71 - Number of 1 Bits

You are given an unsigned integer n. Return the number of 1 bits in its binary representation (also known as the Hamming weight).

You may assume n is a non-negative integer which fits within 32-bits.

Examples¶

Example 1

Input: n = 00000000000000000000000000010111
Output: 4
Explanation: The input binary string has four 1 bits.

Example 2

Input: n = 01111111111111111111111111111101
Output: 30

Solution¶

Java Code¶

class Solution {
    public int hammingWeight(int n) {
        int count = 0;

        // Use Brian Kernighan's Algorithm
        // n & (n - 1) always clears the rightmost set bit
        while (n != 0) {
            n = n & (n - 1);
            count++;
        }

        return count;
    }
}

Intuition¶

The common way to count bits is to iterate through all 32 bits and check each one (n & 1). However, we can optimize this to only iterate over the bits that are actually set to 1.

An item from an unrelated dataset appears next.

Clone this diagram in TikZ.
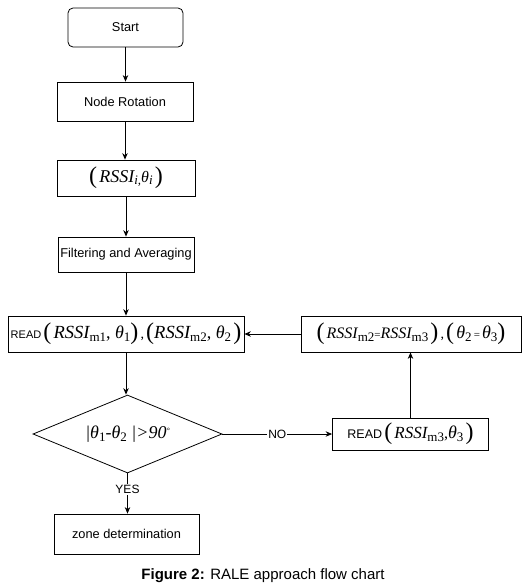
\documentclass[tikz,border=0pt]{standalone}
\usepackage{fontspec}
\setmainfont{Liberation Sans}
\newfontfamily\tms{Liberation Serif}
\usetikzlibrary{arrows.meta,shapes.geometric}
\newcommand\fsz[1]{\fontsize{#1}{#1}\selectfont}
\newcommand\bpar[1]{{\tms\fsz{24}\raisebox{-1pt}{#1}}}
\newcommand\subx[1]{{\tms\upshape\fsz{13}\raisebox{-3pt}{#1}}}
\newcommand\rssi[1]{{\tms\itshape RSSI}\subx{#1}}
\newcommand\thx[1]{{\tms\itshape θ}\subx{#1}}
\begin{document}
\begin{tikzpicture}[x=1pt,y=-1pt,
  bx/.style={draw=black, line width=0.8pt, inner sep=0pt, fill=white, font=\fsz{12.8}},
  arr/.style={draw=black, line width=0.8pt, -{Stealth[length=6.5pt,width=5.5pt]}},
  lab/.style={fill=white, inner sep=1pt, font=\fsz{12}}]
\useasboundingbox (0,0) rectangle (527,587);
\node[bx, rounded corners=5pt, minimum width=115, minimum height=39] (start) at (125.5,27.5) {Start};
\node[bx, minimum width=136, minimum height=39] (rot) at (125,101.5) {Node Rotation};
\node[bx, minimum width=138, minimum height=36] (rssi) at (126,178) {\bpar{(}\,{\tms\fsz{18}\itshape RSSI\fsz{13}\raisebox{-2pt}{i,}\fsz{16}θ\fsz{13}\raisebox{-2pt}{i}}\,\bpar{)}};
\node[bx, minimum width=136, minimum height=35] (filt) at (126,254.5) {Filtering and Averaging};
\node[bx, minimum width=236, minimum height=36] (read1) at (126,334) {{\fsz{11}READ}\,\bpar{(}\,{\fsz{18.5}\rssi{m1}}{\tms\fsz{18}, }{\fsz{18}\thx{1}}\bpar{)}\,{\tms\fsz{14},}\,\bpar{(}{\fsz{18.5}\rssi{m2}}{\tms\fsz{18}, }{\fsz{18}\thx{2}}\,\bpar{)}};
\node[bx, minimum width=220, minimum height=36] (upd) at (411,334) {\bpar{(}\,{\fsz{16}\rssi{m2}}{\tms\fsz{11}=}{\fsz{16}\rssi{m3}}\,\bpar{)}\,{\tms\fsz{14},}\,\bpar{(}\,{\fsz{18}\thx{2}}\,{\tms\fsz{11}=}\,{\fsz{18}\thx{3}}\bpar{)}};
\node[bx, shape=diamond, shape aspect=2.42, minimum width=189, minimum height=78] (dia) at (127.5,434) {{\tms\itshape\fsz{18}|θ\subx{1}-θ\subx{2} |>90\raisebox{5pt}{\fsz{8}°}}};
\node[bx, minimum width=156, minimum height=32] (read3) at (410.5,434) {{\fsz{12.5}READ}\,\bpar{(}\,{\fsz{17}\rssi{m3}}{\tms\fsz{16},}{\fsz{18}\thx{3}}\,\bpar{)}};
\node[bx, minimum width=145, minimum height=40] (zone) at (126.5,534) {zone determination};
\node[font=\fsz{15}] (cap) at (263,576) {\textbf{Figure 2:} RALE approach flow chart};
\draw[arr] (start.south) -- (start.south |- rot.north);
\draw[arr] (rot.south) -- (rot.south |- rssi.north);
\draw[arr] (rssi.south) -- (rssi.south |- filt.north);
\draw[arr] (filt.south) -- (filt.south |- read1.north);
\draw[arr] (read1.south) -- (read1.south |- dia.north);
\draw[arr] (dia.east) -- node[lab]{NO} (read3.west);
\draw[arr] (read3.north) -- (read3.north |- upd.south);
\draw[arr] (upd.west) -- (read1.east);
\draw[arr] (dia.south) -- node[lab, pos=0.4]{YES} (dia.south |- zone.north);
\end{tikzpicture}
\end{document}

Brian Kernighan's Algorithm¶

The expression n & (n - 1) has a very specific property: it clears the least significant (rightmost) set bit in n. - For example, if \(n = 12\) (1100), then \(n - 1 = 11\) (1011). - \(1100 \& 1011 = 1000\) (8). The rightmost 1 at position 2 is gone. - Repeating this operation until \(n\) becomes 0 will give us exactly the count of set bits.

Complexity Analysis¶

Time Complexity¶

\(O(k)\)

Where \(k\) is the number of set bits (1s) in the integer.
In the worst case (all bits set), it takes \(O(32) \approx O(1)\).

Space Complexity¶

\(O(1)\)

We only use a single integer variable to keep track of the count.

Key Takeaways¶

Brian Kernighan's Algorithm is the most efficient way to count bits manually.
In a real Java interview, you could also mention Integer.bitCount(n), which uses a highly optimized bit-masking technique (parallel bit counting).
Understanding n & (n - 1) is fundamental for many bit manipulation tricks (like checking if a number is a power of 2).